Vous seriez prêt à lancer un test dans votre entreprise ?

F. P. : Aujourd'hui, je dis oui pour un test. Et dans l'urbain vous avez des initiatives qui sont prises un peu partout. En ce moment à Verdun, chez Transdev, il y a un véhicule autonome. Pour l'instant, les parcours sont bien ciblés, le véhicule est en site propre, donc il ne peut pas entrer en collision, sauf avec des piétons. La ligne 14 du métro parisien est autonome, le métro de Lille est autonome et il n'y plus de pilote dans les avions. Donc oui, il faut y aller.

« Qu'est-ce que je ferai de mes conducteurs, quand on n'aura plus que des véhicules autonomes sur les routes ? »

Mais il faut tout de même se pencher sur l'acceptation par le passager du véhicule autonome. Et puis il y a le volet social.

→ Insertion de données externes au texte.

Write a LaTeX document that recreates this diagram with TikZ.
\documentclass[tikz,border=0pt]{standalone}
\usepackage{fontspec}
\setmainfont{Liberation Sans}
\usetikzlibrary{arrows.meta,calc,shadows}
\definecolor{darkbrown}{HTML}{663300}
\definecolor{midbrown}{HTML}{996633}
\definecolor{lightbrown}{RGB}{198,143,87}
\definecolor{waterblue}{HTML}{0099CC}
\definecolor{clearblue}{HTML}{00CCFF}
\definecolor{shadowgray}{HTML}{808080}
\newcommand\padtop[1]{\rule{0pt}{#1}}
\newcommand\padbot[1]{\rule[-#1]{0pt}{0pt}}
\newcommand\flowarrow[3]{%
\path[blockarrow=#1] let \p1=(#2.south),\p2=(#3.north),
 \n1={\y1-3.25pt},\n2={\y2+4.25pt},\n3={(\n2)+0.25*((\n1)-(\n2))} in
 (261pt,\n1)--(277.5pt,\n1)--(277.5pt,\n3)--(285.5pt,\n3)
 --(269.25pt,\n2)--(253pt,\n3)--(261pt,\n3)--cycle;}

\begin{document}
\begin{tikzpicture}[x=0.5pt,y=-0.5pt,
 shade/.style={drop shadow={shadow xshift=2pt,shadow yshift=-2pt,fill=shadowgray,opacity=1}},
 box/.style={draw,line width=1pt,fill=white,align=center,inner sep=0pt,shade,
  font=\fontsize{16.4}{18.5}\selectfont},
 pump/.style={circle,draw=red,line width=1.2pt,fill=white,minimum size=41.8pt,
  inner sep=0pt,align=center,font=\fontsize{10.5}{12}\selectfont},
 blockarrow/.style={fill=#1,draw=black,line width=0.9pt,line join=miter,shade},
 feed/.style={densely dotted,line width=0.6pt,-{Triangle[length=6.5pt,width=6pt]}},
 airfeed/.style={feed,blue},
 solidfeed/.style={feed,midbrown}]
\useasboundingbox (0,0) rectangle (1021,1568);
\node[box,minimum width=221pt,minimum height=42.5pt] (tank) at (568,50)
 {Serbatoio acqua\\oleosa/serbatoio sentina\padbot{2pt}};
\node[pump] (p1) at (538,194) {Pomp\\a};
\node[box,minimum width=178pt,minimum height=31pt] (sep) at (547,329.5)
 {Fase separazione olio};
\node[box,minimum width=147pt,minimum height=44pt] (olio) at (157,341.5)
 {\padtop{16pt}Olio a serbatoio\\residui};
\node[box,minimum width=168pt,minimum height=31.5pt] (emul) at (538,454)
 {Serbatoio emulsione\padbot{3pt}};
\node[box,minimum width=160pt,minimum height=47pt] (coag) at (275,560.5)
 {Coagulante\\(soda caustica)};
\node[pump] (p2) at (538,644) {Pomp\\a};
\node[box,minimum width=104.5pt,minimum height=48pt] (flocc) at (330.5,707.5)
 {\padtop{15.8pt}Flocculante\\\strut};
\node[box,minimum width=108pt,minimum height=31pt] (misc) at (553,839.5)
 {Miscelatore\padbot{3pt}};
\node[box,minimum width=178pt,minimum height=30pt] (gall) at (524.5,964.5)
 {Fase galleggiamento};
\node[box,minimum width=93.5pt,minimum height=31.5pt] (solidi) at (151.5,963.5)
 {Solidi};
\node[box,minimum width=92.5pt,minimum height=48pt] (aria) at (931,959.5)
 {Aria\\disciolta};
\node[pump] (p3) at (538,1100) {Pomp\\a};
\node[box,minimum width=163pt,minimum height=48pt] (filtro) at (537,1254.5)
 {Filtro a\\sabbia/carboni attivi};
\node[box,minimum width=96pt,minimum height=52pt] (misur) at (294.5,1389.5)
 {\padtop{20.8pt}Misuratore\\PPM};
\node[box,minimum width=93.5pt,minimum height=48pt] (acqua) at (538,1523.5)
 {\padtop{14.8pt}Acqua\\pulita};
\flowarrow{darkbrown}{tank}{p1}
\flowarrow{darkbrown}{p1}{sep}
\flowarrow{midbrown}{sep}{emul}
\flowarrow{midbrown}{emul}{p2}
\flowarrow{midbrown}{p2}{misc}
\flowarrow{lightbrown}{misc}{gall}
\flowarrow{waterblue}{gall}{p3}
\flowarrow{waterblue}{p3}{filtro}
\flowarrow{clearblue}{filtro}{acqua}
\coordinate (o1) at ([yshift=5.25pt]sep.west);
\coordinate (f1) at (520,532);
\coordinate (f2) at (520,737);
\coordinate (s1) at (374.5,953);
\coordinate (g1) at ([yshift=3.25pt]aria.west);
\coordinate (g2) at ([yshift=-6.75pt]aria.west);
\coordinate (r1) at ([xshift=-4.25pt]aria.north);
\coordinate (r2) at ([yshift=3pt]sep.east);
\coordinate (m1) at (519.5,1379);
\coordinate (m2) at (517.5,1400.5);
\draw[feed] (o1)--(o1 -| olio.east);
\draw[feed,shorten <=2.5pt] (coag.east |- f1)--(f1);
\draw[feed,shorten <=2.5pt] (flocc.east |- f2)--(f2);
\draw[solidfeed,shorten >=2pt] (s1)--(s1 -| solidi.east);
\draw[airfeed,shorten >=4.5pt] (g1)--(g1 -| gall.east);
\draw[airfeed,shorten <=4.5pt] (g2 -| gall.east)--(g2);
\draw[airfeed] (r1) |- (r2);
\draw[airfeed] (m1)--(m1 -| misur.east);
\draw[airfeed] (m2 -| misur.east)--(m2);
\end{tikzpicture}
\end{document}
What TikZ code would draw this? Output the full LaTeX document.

Qu'est-ce que je ferai de mes conducteurs, quand on n'aura plus que des véhicules autonomes ? Certains groupes concurrents estiment que le conducteur va devenir un accompagnateur... Mais c'est du rêve. Le véhicule autonome va se démocratiser, mais si demain c'est pour laisser le conducteur dans le véhicule et avoir les mêmes coûts, ça ne sert à rien.

Vous avez 42 start-up en portefeuille dans votre groupe : est-ce la marque de votre appétence pour la technologie ?

F. P. : Aujourd'hui, c'est un vrai métier chez nous. Globalement, on est quasiment à 3 millions d'euros investis dans une quarantaine de startups. Avec l'immobilier, on est à 7 M€. On a ouvert à Paris en 2016, la deuxième pépinière de Paris ouvre cette année, au mois d'août. Pour moi, ce métier, c'est un ballon d'oxygène et une source d'inspiration permanente. On essaie maintenant de passer à la vitesse supérieure en créant des ponts entre mes structures traditionnelles, voyage et transport, et les start-up. C’est par exemple une start-up qui a développé toute la partie billettique et information voyageur qui équipe nos véhicules.